* _Given problem_
From the first line of the entries below through the line bearing "marker=dict(color=c, size=12, line=dict(width=0))))", write out each line exactly. Omit pictures.

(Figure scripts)

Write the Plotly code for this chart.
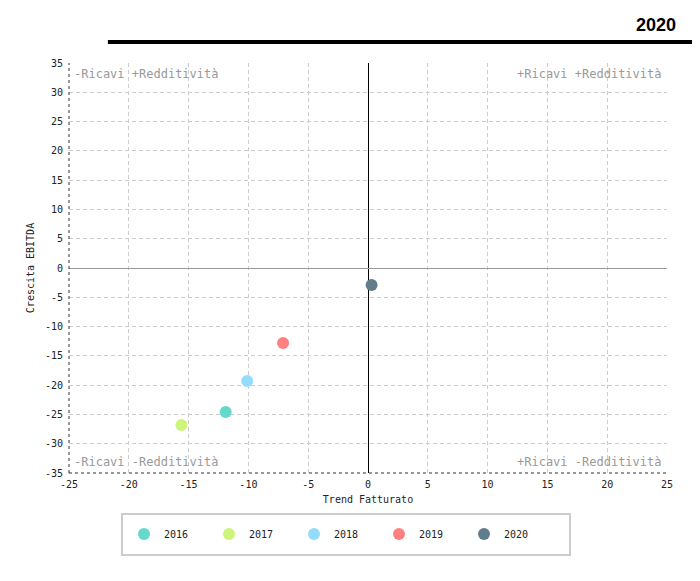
import plotly.graph_objects as go

years = ["2016", "2017", "2018", "2019", "2020"]
trend_fatturato = [-11.9, -15.6, -10.1, -7.1, 0.3]
crescita_ebitda = [-24.6, -26.8, -19.3, -12.8, -2.9]
colors = ["#64d8cb", "#ccf57a", "#94dcfb", "#ff8080", "#607d8b"]

x_ticks = [-25, -20, -15, -10, -5, 0, 5, 10, 15, 20, 25]
y_ticks = [-35, -30, -25, -20, -15, -10, -5, 0, 5, 10, 15, 20, 25, 30, 35]

mono = "DejaVu Sans Mono"
fig = go.Figure()
for yr, xv, yv, c in zip(years, trend_fatturato, crescita_ebitda, colors):
    fig.add_trace(go.Scatter(x=[xv], y=[yv], mode="markers", name=yr,
                             marker=dict(color=c, size=12, line=dict(width=0))))

fig.update_layout(
    width=692, height=573,
    margin=dict(l=61, r=33, t=55, b=108),
    plot_bgcolor="white", paper_bgcolor="white",
    font=dict(family=mono, size=10, color="#222"),
    showlegend=True,
    legend=dict(orientation="h", x=0.092, y=-0.149, xanchor="left", yanchor="middle",
                borderwidth=0, bgcolor="rgba(0,0,0,0)",
                entrywidth=40, entrywidthmode="pixels",
                font=dict(family=mono, size=10, color="#222"),
                itemsizing="constant"),
    xaxis=dict(range=[-25, 25], tickvals=x_ticks, ticktext=[str(v) for v in x_ticks],
               showgrid=True, gridcolor="#cccccc", griddash="4px,3px", gridwidth=1,
               zeroline=True, zerolinecolor="#000000", zerolinewidth=1,
               showline=False, ticks="", ticklabelstandoff=4,
               title=dict(text="Trend Fatturato", font=dict(size=10), standoff=6),
               tickfont=dict(size=10)),
    yaxis=dict(range=[-35, 35], tickvals=y_ticks, ticktext=[str(v) for v in y_ticks],
               showgrid=True, gridcolor="#cccccc", griddash="4px,3px", gridwidth=1,
               zeroline=True, zerolinecolor="#999999", zerolinewidth=1,
               showline=False, ticks="", ticklabelstandoff=5,
               title=dict(text="Crescita EBITDA", font=dict(size=10), standoff=8),
               tickfont=dict(size=10)),
)

# dotted axis lines (left and bottom)
fig.add_shape(type="line", xref="paper", yref="paper", x0=0, x1=0, y0=0, y1=1,
              line=dict(color="#333", width=1, dash="dot"))
fig.add_shape(type="line", xref="paper", yref="paper", x0=0, x1=1, y0=0, y1=0,
              line=dict(color="#333", width=1, dash="dot"))
# top heavy rule
fig.add_shape(type="line", xref="paper", yref="paper", x0=0.065, x1=1.06, y0=1.051, y1=1.051,
              line=dict(color="#000", width=4))
# legend box
fig.add_shape(type="rect", xref="paper", yref="paper", x0=0.0886, x1=0.8378, y0=-0.2, y1=-0.1,
              line=dict(color="#cccccc", width=2), fillcolor="rgba(0,0,0,0)")

# title
fig.add_annotation(text="<b>2020</b>", xref="paper", yref="paper", x=1.018, y=1.093,
                   xanchor="right", yanchor="middle", showarrow=False,
                   font=dict(family="Liberation Sans", size=18, color="#000"))

quad_font = dict(family=mono, size=12, color="#999999")
fig.add_annotation(text="-Ricavi +Redditività", xref="paper", yref="paper", x=0.005, y=0.995,
                   xanchor="left", yanchor="top", showarrow=False, font=quad_font)
fig.add_annotation(text="+Ricavi +Redditività", xref="paper", yref="paper", x=0.995, y=0.995,
                   xanchor="right", yanchor="top", showarrow=False, font=quad_font)
fig.add_annotation(text="-Ricavi -Redditività", xref="paper", yref="paper", x=0.005, y=0.005,
                   xanchor="left", yanchor="bottom", showarrow=False, font=quad_font)
fig.add_annotation(text="+Ricavi -Redditività", xref="paper", yref="paper", x=0.995, y=0.005,
                   xanchor="right", yanchor="bottom", showarrow=False, font=quad_font)

fig.write_html("out.html")
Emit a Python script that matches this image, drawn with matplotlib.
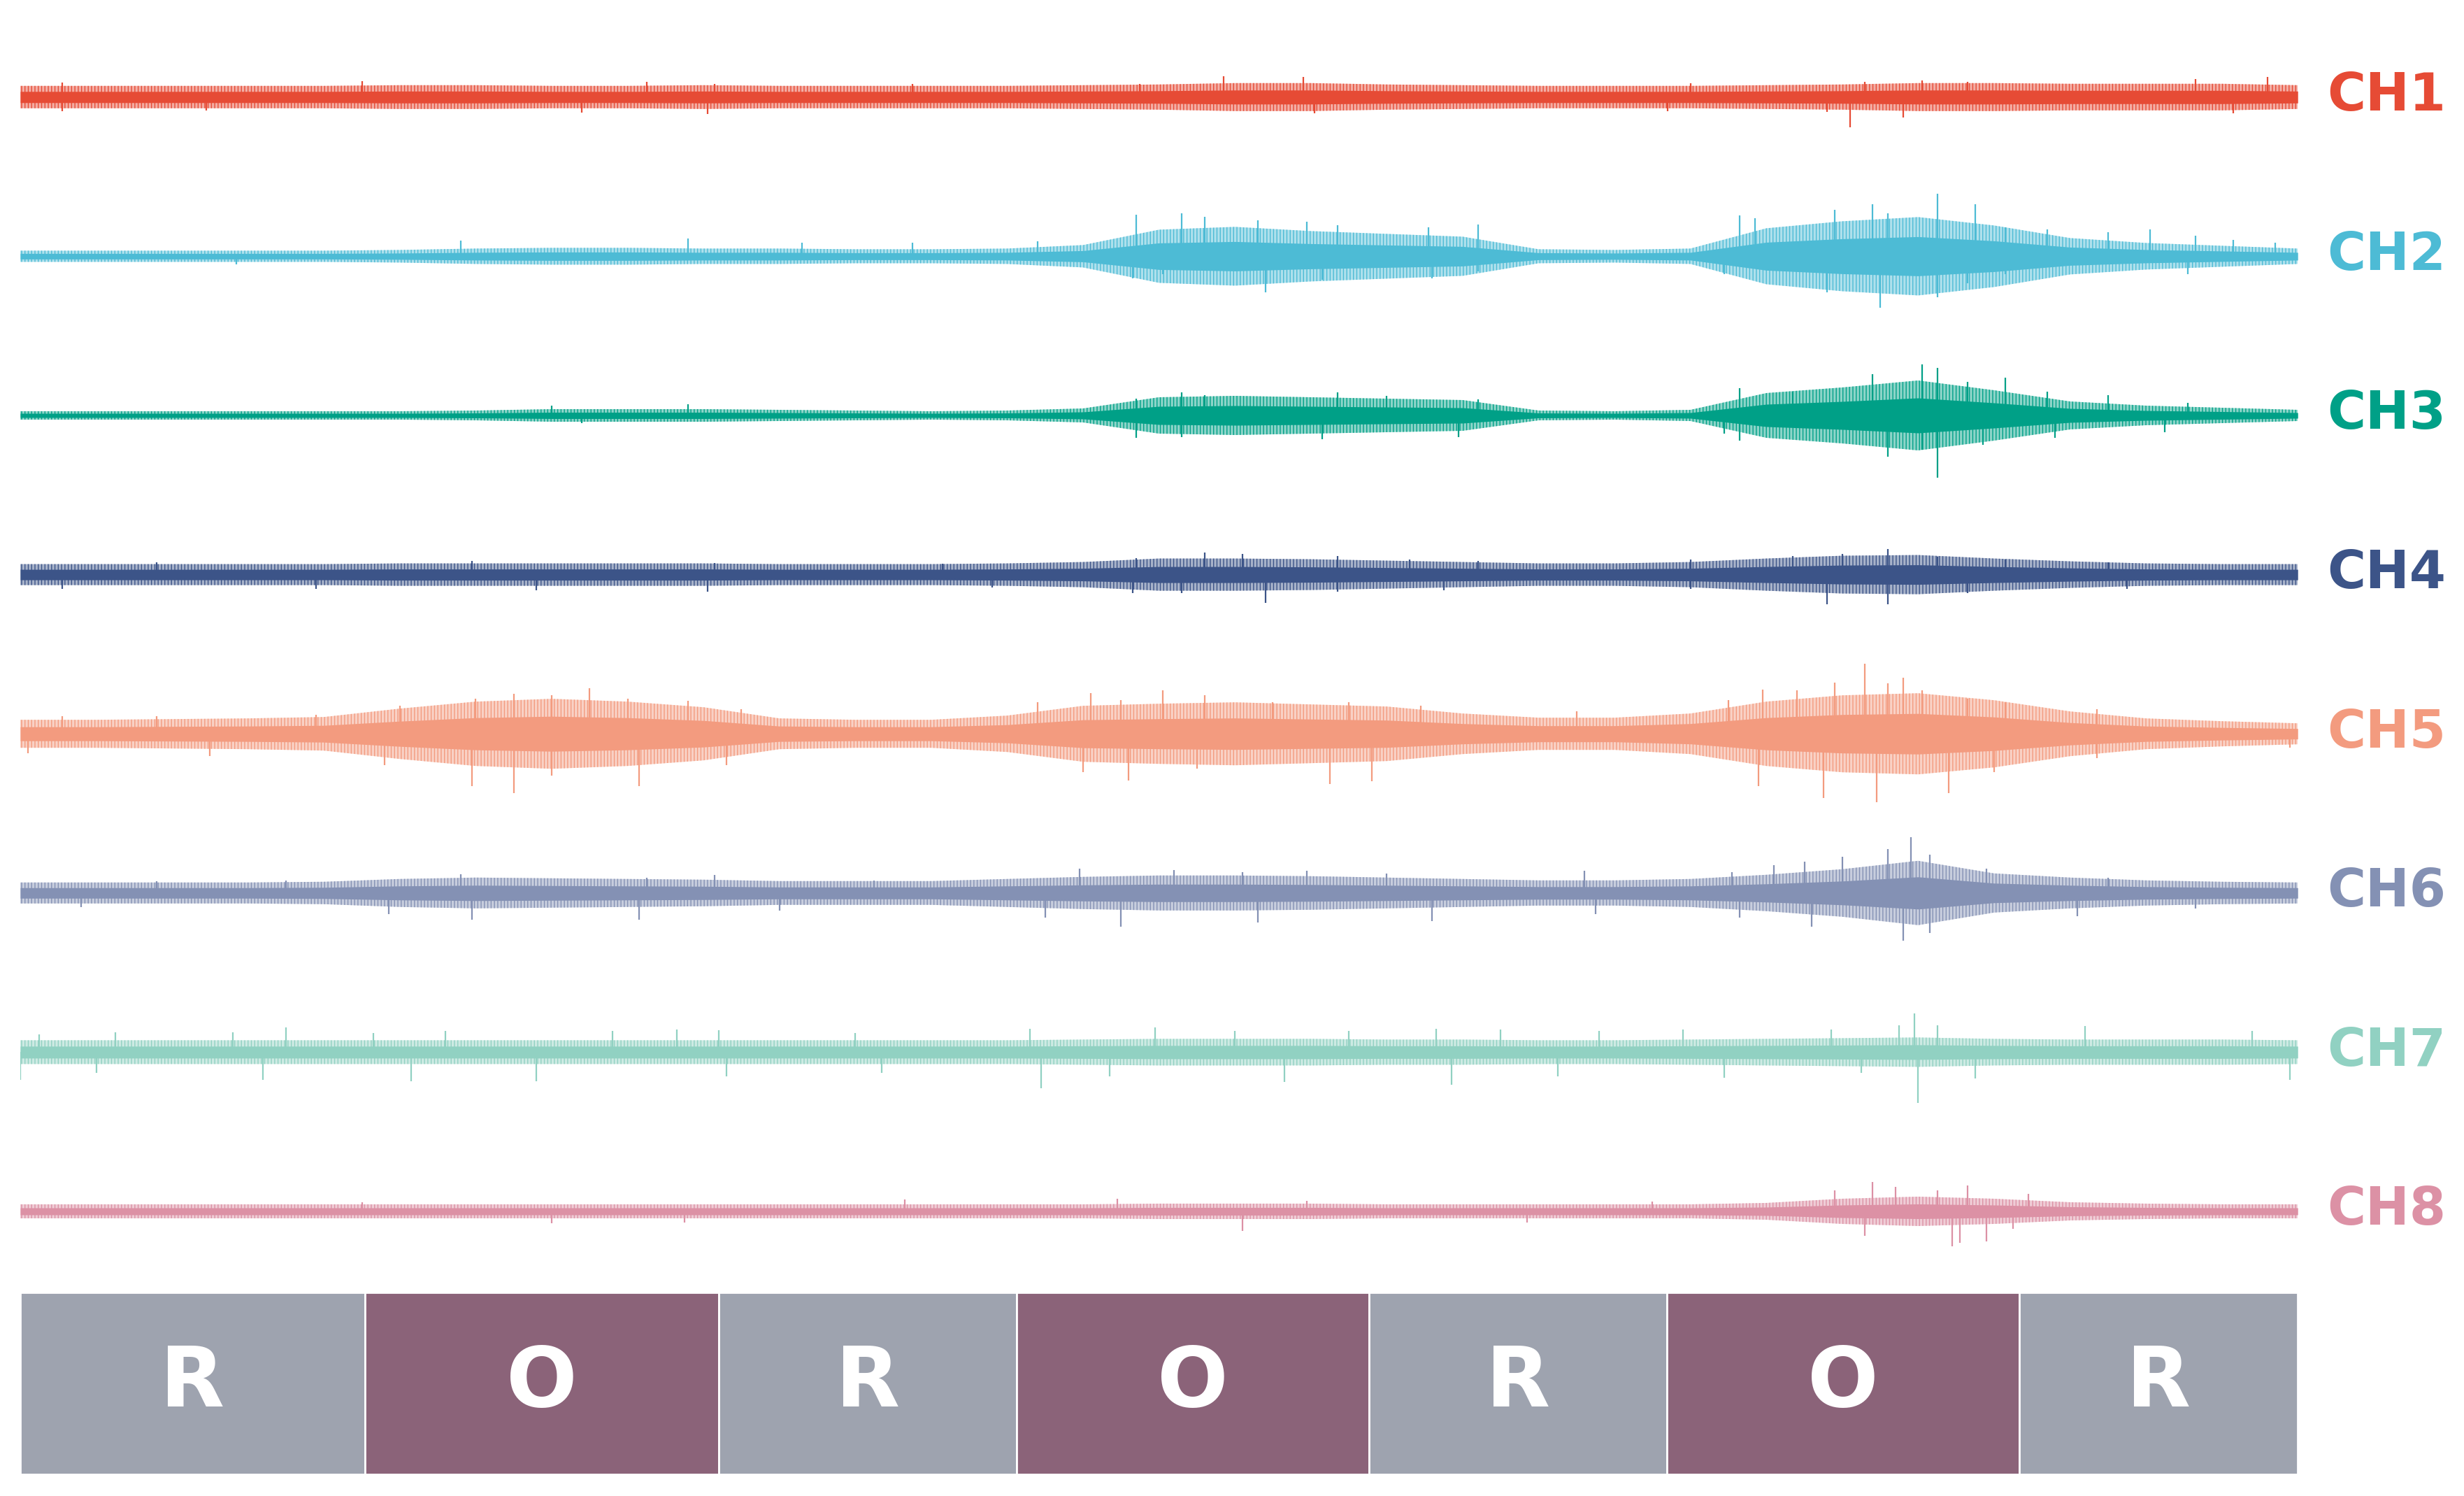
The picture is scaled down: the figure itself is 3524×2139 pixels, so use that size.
import matplotlib.pyplot as plt
import matplotlib.transforms as mtransforms
import numpy as np

# Time base (s) of the envelope readings, shared by all channels
env_t = np.arange(0, 61, 2)

# Envelope half-widths of the hairy part of each trace (a.u.)
ch1_env = [16, 16, 16, 16, 16, 17, 17, 16, 16, 17, 16, 16, 16, 16, 17, 18,
           20, 20, 18, 17, 16, 16, 16, 17, 18, 20, 20, 19, 19, 19, 17]
ch2_env = [8, 8, 8, 8, 8, 9, 11, 12, 12, 11, 11, 10, 10, 11, 16, 38,
           42, 36, 32, 28, 10, 9, 11, 40, 50, 56, 44, 26, 19, 15, 11]
ch3_env = [6, 6, 6, 6, 6, 6, 7, 9, 9, 9, 8, 7, 6, 7, 10, 26,
           28, 26, 24, 22, 7, 6, 8, 32, 40, 50, 36, 20, 14, 11, 8]
ch4_env = [15, 15, 15, 15, 15, 16, 16, 16, 16, 16, 15, 15, 15, 16, 18, 23,
           23, 22, 20, 18, 16, 16, 18, 23, 27, 28, 23, 19, 16, 15, 15]
ch5_env = [20, 20, 21, 22, 24, 36, 46, 50, 46, 38, 22, 20, 20, 26, 40, 43,
           45, 42, 39, 29, 23, 23, 29, 46, 55, 58, 48, 32, 22, 18, 15]
ch6_env = [15, 15, 15, 15, 16, 20, 22, 21, 20, 19, 17, 17, 17, 20, 23, 25,
           25, 24, 22, 20, 18, 18, 20, 26, 34, 46, 28, 22, 18, 16, 15]
ch7_env = [17, 17, 17, 17, 17, 17, 17, 17, 17, 17, 17, 17, 17, 17, 18, 19,
           19, 19, 18, 18, 17, 17, 18, 19, 20, 21, 19, 18, 18, 18, 17]
ch8_env = [10, 10, 10, 10, 10, 10, 10, 10, 10, 10, 10, 10, 10, 10, 10, 11,
           11, 11, 10, 10, 10, 10, 10, 12, 18, 21, 18, 13, 11, 10, 10]

# Prominent spikes (time in s, signed peak in a.u.)
ch1_spk = [(1.1, 21), (1.1, -20), (4.9, -19), (9.0, 23), (14.8, -22), (16.5, 22),
           (18.1, -24), (18.3, 19), (23.5, 19), (29.5, 19), (31.7, 30), (33.8, 29),
           (34.1, -23), (43.4, -20), (44.0, 20), (47.6, -21), (48.2, -43), (48.6, 22),
           (49.6, -29), (50.1, 24), (51.3, 22), (57.3, 26), (58.3, -23), (59.2, 29)]
ch2_spk = [(11.6, 22), (17.6, 25), (20.6, 19), (23.5, 19), (26.8, 21), (29.4, 59),
           (30.6, 61), (31.2, 56), (32.6, 51), (33.9, 49), (34.7, 44), (37.1, 41),
           (38.4, 45), (45.3, 58), (45.7, 54), (47.8, 66), (48.8, 74), (49.2, 61),
           (50.5, 89), (51.5, 74), (52.3, 41), (53.4, 38), (55.0, 34), (56.1, 38),
           (57.3, 29), (58.3, 23), (59.4, 19), (5.7, -12), (29.3, -32), (30.1, -26),
           (32.8, -52), (34.3, -34), (37.2, -32), (38.4, -22), (44.9, -26), (47.6, -52),
           (49.0, -74), (50.5, -59), (51.3, -39), (52.3, -26), (57.1, -26)]
ch3_spk = [(14.0, 14), (17.6, 16), (29.4, 24), (30.6, 33), (31.2, 29), (34.7, 33),
           (36.0, 28), (38.4, 23), (45.3, 39), (46.7, 34), (48.8, 59), (50.1, 73),
           (50.5, 68), (51.3, 48), (52.3, 54), (53.4, 34), (55.0, 29), (57.1, 18),
           (14.8, -11), (29.4, -32), (30.6, -31), (34.3, -34), (37.9, -31), (44.9, -26),
           (45.3, -36), (49.2, -59), (50.1, -49), (50.5, -89), (51.7, -42), (53.6, -32),
           (56.5, -24)]
ch4_spk = [(3.6, 18), (11.9, 20), (18.3, 17), (24.3, 16), (29.4, 24), (31.2, 32),
           (32.2, 30), (34.7, 27), (36.6, 22), (38.4, 20), (44.0, 22), (46.7, 27),
           (48.0, 30), (49.2, 37), (50.5, 26), (52.3, 22), (55.0, 18), (1.1, -20),
           (7.8, -20), (13.6, -22), (18.1, -24), (25.6, -18), (29.3, -26), (30.6, -26),
           (32.8, -40), (34.7, -24), (37.5, -22), (44.0, -20), (47.6, -42), (49.2, -42),
           (51.3, -26), (55.5, -20)]
ch5_spk = [(1.1, 25), (3.6, 25), (7.8, 27), (10.0, 40), (12.0, 50), (13.0, 57),
           (14.0, 55), (15.0, 65), (16.0, 50), (17.6, 47), (19.0, 35), (26.8, 45),
           (28.2, 58), (29.0, 48), (30.1, 62), (31.2, 55), (33.0, 45), (35.0, 45),
           (36.9, 40), (41.0, 32), (45.0, 48), (45.9, 63), (46.8, 62), (47.8, 73),
           (48.6, 100), (49.2, 72), (49.6, 80), (50.1, 62), (51.3, 50), (52.3, 45),
           (54.7, 35), (0.2, -28), (5.0, -32), (9.6, -45), (11.9, -75), (13.0, -85),
           (14.0, -60), (16.3, -75), (18.6, -45), (28.0, -55), (29.2, -67), (31.0, -50),
           (34.5, -72), (35.6, -68), (45.8, -75), (47.5, -92), (48.9, -98), (50.8, -85),
           (52.0, -55), (54.7, -35), (59.8, -20)]
ch6_spk = [(3.6, 17), (7.0, 18), (11.6, 27), (16.5, 22), (18.3, 26), (22.5, 18),
           (27.9, 35), (30.4, 33), (32.2, 30), (33.9, 32), (36.0, 28), (41.2, 32),
           (45.1, 30), (46.2, 40), (47.0, 45), (48.0, 52), (49.2, 63), (49.8, 80),
           (50.3, 55), (51.8, 35), (55.0, 22), (1.6, -20), (9.7, -30), (11.9, -38),
           (16.3, -38), (20.0, -25), (27.0, -35), (29.0, -48), (32.6, -42), (37.2, -40),
           (41.5, -30), (45.3, -35), (47.2, -48), (49.6, -68), (50.3, -57), (54.2, -33),
           (57.3, -22)]
ch7_spk = [(0.5, 25), (2.5, 28), (5.6, 28), (7.0, 35), (9.3, 27), (11.2, 30),
           (15.6, 30), (17.3, 32), (18.4, 31), (22.0, 27), (26.6, 33), (29.9, 35),
           (32.0, 30), (35.0, 30), (37.3, 33), (39.0, 32), (41.6, 30), (43.8, 32),
           (47.7, 32), (49.5, 38), (49.9, 55), (50.5, 38), (54.4, 37), (58.8, 30),
           (0.0, -40), (2.0, -30), (6.4, -40), (10.3, -42), (13.6, -42), (18.6, -35),
           (22.7, -30), (26.9, -52), (28.7, -35), (33.3, -43), (37.7, -47), (40.5, -35),
           (44.9, -37), (48.5, -30), (50.0, -73), (51.5, -38), (59.8, -40)]
ch8_spk = [(9.0, 13), (23.3, 17), (28.9, 18), (33.9, 15), (43.0, 14), (47.8, 30),
           (48.8, 42), (49.4, 35), (50.5, 30), (51.3, 37), (52.9, 25), (14.0, -17),
           (17.5, -16), (32.2, -28), (39.7, -16), (48.6, -35), (50.9, -50), (51.8, -43),
           (51.1, -45), (52.5, -25)]

channels = ["CH1", "CH2", "CH3", "CH4", "CH5", "CH6", "CH7", "CH8"]
envs = [ch1_env, ch2_env, ch3_env, ch4_env, ch5_env, ch6_env, ch7_env, ch8_env]
spikes = [ch1_spk, ch2_spk, ch3_spk, ch4_spk, ch5_spk, ch6_spk, ch7_spk, ch8_spk]
colors = ["#E64B35", "#4DBBD5", "#00A087", "#3C5488",
          "#F39B7F", "#8491B4", "#91D1C2", "#DC91A5"]

# Task blocks: R = rest, O = other
block_edges = [0, 9.08, 18.41, 26.25, 35.54, 43.38, 52.67, 60]
block_labels = ["R", "O", "R", "O", "R", "O", "R"]
block_colors = {"R": "#9EA3AF", "O": "#8B6379"}

t_end = 60
spacing = 227.6
plt.rcParams["hatch.linewidth"] = 0.5

fig = plt.figure(figsize=(17.62, 10.695), dpi=200)
ax = fig.add_axes([0.00823, 0.1398, 0.9243, 0.8602])
trans = mtransforms.blended_transform_factory(ax.transAxes, ax.transData)
for i, (name, env, spk, c) in enumerate(zip(channels, envs, spikes, colors)):
    off = (len(channels) - 1 - i) * spacing
    env = np.asarray(env)
    # hairy outer band + dense core
    ax.fill_between(env_t, off - env, off + env, facecolor=(c, 0.45),
                    edgecolor=c, hatch="|||||||", lw=0)
    ax.fill_between(env_t, off - 0.5 * env, off + 0.5 * env, color=c, lw=0)
    st = [s[0] for s in spk]
    sh = [s[1] for s in spk]
    ax.vlines(st, off, off + np.asarray(sh), color=c, lw=0.8)
    ax.annotate(name, xy=(1, off + 1), xycoords=trans, xytext=(15, 0),
                textcoords="offset points", ha="left", va="center",
                fontsize=27, fontweight="bold", color=c)
ax.set_xlim(0, t_end)
ax.set_ylim(-108, 1732)
ax.axis("off")

# Block bar
bx = fig.add_axes([0.00823, 0.0145, 0.9243, 0.1215])
for lab, a, b in zip(block_labels, block_edges[:-1], block_edges[1:]):
    bx.axvspan(a, b, color=block_colors[lab], ec="white", lw=1)
    bx.text((a + b) / 2, 0.5, lab, ha="center", va="center", color="white",
            fontsize=43, fontweight="bold")
bx.set_xlim(0, t_end)
bx.set_ylim(0, 1)
bx.axis("off")

fig.savefig("out.png", dpi=200, facecolor="white")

* _Full answer_
Write the Plotly code for this chart.
import plotly.graph_objects as go

years = ["2016", "2017", "2018", "2019", "2020"]
trend_fatturato = [-11.9, -15.6, -10.1, -7.1, 0.3]
crescita_ebitda = [-24.6, -26.8, -19.3, -12.8, -2.9]
colors = ["#64d8cb", "#ccf57a", "#94dcfb", "#ff8080", "#607d8b"]

x_ticks = [-25, -20, -15, -10, -5, 0, 5, 10, 15, 20, 25]
y_ticks = [-35, -30, -25, -20, -15, -10, -5, 0, 5, 10, 15, 20, 25, 30, 35]

mono = "DejaVu Sans Mono"
fig = go.Figure()
for yr, xv, yv, c in zip(years, trend_fatturato, crescita_ebitda, colors):
    fig.add_trace(go.Scatter(x=[xv], y=[yv], mode="markers", name=yr,
                             marker=dict(color=c, size=12, line=dict(width=0))))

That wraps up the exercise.